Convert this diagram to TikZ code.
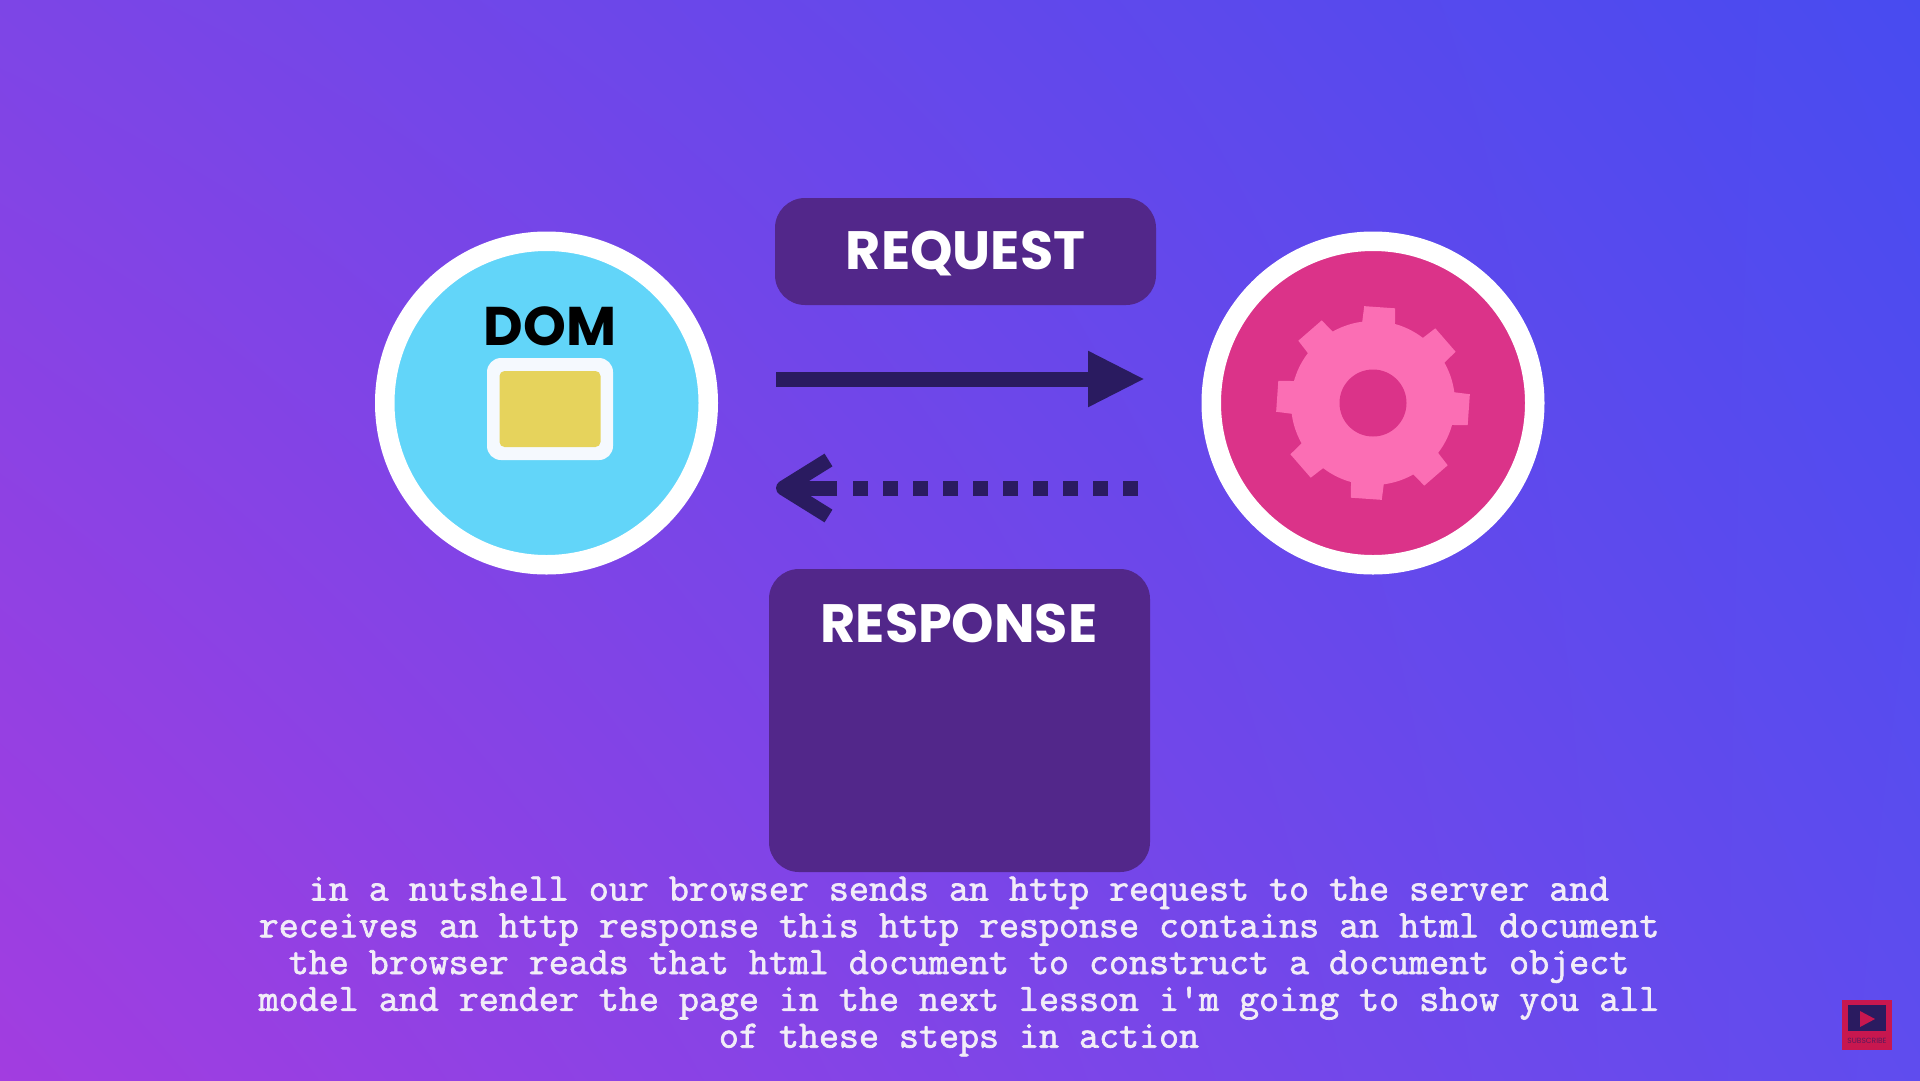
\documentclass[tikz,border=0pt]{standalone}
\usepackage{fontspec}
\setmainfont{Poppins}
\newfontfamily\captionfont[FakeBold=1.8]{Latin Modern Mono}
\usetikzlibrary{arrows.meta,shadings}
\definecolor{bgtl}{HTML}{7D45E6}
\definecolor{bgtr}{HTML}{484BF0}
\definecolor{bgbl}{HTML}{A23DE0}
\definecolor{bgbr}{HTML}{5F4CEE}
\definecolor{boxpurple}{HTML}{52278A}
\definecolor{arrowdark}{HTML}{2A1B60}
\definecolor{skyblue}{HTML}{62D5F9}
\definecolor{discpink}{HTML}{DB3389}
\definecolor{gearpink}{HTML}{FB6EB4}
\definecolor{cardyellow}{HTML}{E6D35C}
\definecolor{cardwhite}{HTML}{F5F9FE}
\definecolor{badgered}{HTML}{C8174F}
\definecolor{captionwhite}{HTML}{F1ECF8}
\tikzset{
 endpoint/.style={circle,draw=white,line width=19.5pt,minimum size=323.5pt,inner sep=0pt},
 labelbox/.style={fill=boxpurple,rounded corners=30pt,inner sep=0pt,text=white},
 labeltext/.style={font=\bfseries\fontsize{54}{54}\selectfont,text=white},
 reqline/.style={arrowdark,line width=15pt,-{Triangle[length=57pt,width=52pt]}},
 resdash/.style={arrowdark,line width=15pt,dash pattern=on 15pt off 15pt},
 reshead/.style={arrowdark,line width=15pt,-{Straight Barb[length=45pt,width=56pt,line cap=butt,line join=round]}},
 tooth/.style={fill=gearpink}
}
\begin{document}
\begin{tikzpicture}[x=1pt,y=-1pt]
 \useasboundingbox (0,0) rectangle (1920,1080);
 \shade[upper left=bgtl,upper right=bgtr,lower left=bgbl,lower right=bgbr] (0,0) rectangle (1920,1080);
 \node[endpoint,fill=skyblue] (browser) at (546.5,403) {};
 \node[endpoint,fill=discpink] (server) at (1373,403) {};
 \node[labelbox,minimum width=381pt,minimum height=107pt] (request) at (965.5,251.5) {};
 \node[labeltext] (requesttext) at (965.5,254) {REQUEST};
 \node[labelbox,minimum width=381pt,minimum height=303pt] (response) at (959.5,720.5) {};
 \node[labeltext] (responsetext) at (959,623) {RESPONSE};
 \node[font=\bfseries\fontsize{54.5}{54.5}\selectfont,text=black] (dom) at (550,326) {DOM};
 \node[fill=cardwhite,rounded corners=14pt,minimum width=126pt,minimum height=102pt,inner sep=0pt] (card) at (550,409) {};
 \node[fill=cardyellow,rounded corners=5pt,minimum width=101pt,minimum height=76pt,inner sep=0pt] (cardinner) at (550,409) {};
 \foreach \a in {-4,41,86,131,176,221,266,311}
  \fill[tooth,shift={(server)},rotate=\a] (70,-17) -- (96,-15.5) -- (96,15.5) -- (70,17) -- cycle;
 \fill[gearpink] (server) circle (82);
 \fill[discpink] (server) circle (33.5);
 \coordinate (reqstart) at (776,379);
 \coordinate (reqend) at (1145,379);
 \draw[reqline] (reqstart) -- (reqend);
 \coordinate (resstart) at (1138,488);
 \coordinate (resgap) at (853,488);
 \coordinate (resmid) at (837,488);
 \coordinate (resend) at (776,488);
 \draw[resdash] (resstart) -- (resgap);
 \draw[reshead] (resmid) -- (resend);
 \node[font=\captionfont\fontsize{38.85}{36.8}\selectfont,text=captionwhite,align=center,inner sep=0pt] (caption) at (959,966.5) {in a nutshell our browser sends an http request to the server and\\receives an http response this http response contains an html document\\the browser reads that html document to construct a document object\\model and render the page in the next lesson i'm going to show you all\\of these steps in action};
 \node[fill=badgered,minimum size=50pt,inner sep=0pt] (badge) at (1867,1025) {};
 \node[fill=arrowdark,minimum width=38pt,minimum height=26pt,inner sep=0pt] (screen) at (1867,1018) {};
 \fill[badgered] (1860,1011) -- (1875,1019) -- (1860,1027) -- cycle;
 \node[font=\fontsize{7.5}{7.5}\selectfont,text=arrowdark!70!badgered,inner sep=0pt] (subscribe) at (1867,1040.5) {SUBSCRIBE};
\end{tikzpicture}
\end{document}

━━━━━━

## What this task involves
Without the pictures, retype the whole of the material above exactly.

## Exercise solution
Convert this diagram to TikZ code.
\documentclass[tikz,border=0pt]{standalone}
\usepackage{fontspec}
\setmainfont{Poppins}
\newfontfamily\captionfont[FakeBold=1.8]{Latin Modern Mono}
\usetikzlibrary{arrows.meta,shadings}
\definecolor{bgtl}{HTML}{7D45E6}
\definecolor{bgtr}{HTML}{484BF0}
\definecolor{bgbl}{HTML}{A23DE0}
\definecolor{bgbr}{HTML}{5F4CEE}
\definecolor{boxpurple}{HTML}{52278A}
\definecolor{arrowdark}{HTML}{2A1B60}
\definecolor{skyblue}{HTML}{62D5F9}
\definecolor{discpink}{HTML}{DB3389}
\definecolor{gearpink}{HTML}{FB6EB4}
\definecolor{cardyellow}{HTML}{E6D35C}
\definecolor{cardwhite}{HTML}{F5F9FE}
\definecolor{badgered}{HTML}{C8174F}
\definecolor{captionwhite}{HTML}{F1ECF8}
\tikzset{
 endpoint/.style={circle,draw=white,line width=19.5pt,minimum size=323.5pt,inner sep=0pt},
 labelbox/.style={fill=boxpurple,rounded corners=30pt,inner sep=0pt,text=white},
 labeltext/.style={font=\bfseries\fontsize{54}{54}\selectfont,text=white},
 reqline/.style={arrowdark,line width=15pt,-{Triangle[length=57pt,width=52pt]}},
 resdash/.style={arrowdark,line width=15pt,dash pattern=on 15pt off 15pt},
 reshead/.style={arrowdark,line width=15pt,-{Straight Barb[length=45pt,width=56pt,line cap=butt,line join=round]}},
 tooth/.style={fill=gearpink}
}
\begin{document}
\begin{tikzpicture}[x=1pt,y=-1pt]
 \useasboundingbox (0,0) rectangle (1920,1080);
 \shade[upper left=bgtl,upper right=bgtr,lower left=bgbl,lower right=bgbr] (0,0) rectangle (1920,1080);
 \node[endpoint,fill=skyblue] (browser) at (546.5,403) {};
 \node[endpoint,fill=discpink] (server) at (1373,403) {};
 \node[labelbox,minimum width=381pt,minimum height=107pt] (request) at (965.5,251.5) {};
 \node[labeltext] (requesttext) at (965.5,254) {REQUEST};
 \node[labelbox,minimum width=381pt,minimum height=303pt] (response) at (959.5,720.5) {};
 \node[labeltext] (responsetext) at (959,623) {RESPONSE};
 \node[font=\bfseries\fontsize{54.5}{54.5}\selectfont,text=black] (dom) at (550,326) {DOM};
 \node[fill=cardwhite,rounded corners=14pt,minimum width=126pt,minimum height=102pt,inner sep=0pt] (card) at (550,409) {};
 \node[fill=cardyellow,rounded corners=5pt,minimum width=101pt,minimum height=76pt,inner sep=0pt] (cardinner) at (550,409) {};
 \foreach \a in {-4,41,86,131,176,221,266,311}
  \fill[tooth,shift={(server)},rotate=\a] (70,-17) -- (96,-15.5) -- (96,15.5) -- (70,17) -- cycle;
 \fill[gearpink] (server) circle (82);
 \fill[discpink] (server) circle (33.5);
 \coordinate (reqstart) at (776,379);
 \coordinate (reqend) at (1145,379);
 \draw[reqline] (reqstart) -- (reqend);
 \coordinate (resstart) at (1138,488);
 \coordinate (resgap) at (853,488);
 \coordinate (resmid) at (837,488);
 \coordinate (resend) at (776,488);
 \draw[resdash] (resstart) -- (resgap);
 \draw[reshead] (resmid) -- (resend);
 \node[font=\captionfont\fontsize{38.85}{36.8}\selectfont,text=captionwhite,align=center,inner sep=0pt] (caption) at (959,966.5) {in a nutshell our browser sends an http request to the server and\\receives an http response this http response contains an html document\\the browser reads that html document to construct a document object\\model and render the page in the next lesson i'm going to show you all\\of these steps in action};
 \node[fill=badgered,minimum size=50pt,inner sep=0pt] (badge) at (1867,1025) {};
 \node[fill=arrowdark,minimum width=38pt,minimum height=26pt,inner sep=0pt] (screen) at (1867,1018) {};
 \fill[badgered] (1860,1011) -- (1875,1019) -- (1860,1027) -- cycle;
 \node[font=\fontsize{7.5}{7.5}\selectfont,text=arrowdark!70!badgered,inner sep=0pt] (subscribe) at (1867,1040.5) {SUBSCRIBE};
\end{tikzpicture}
\end{document}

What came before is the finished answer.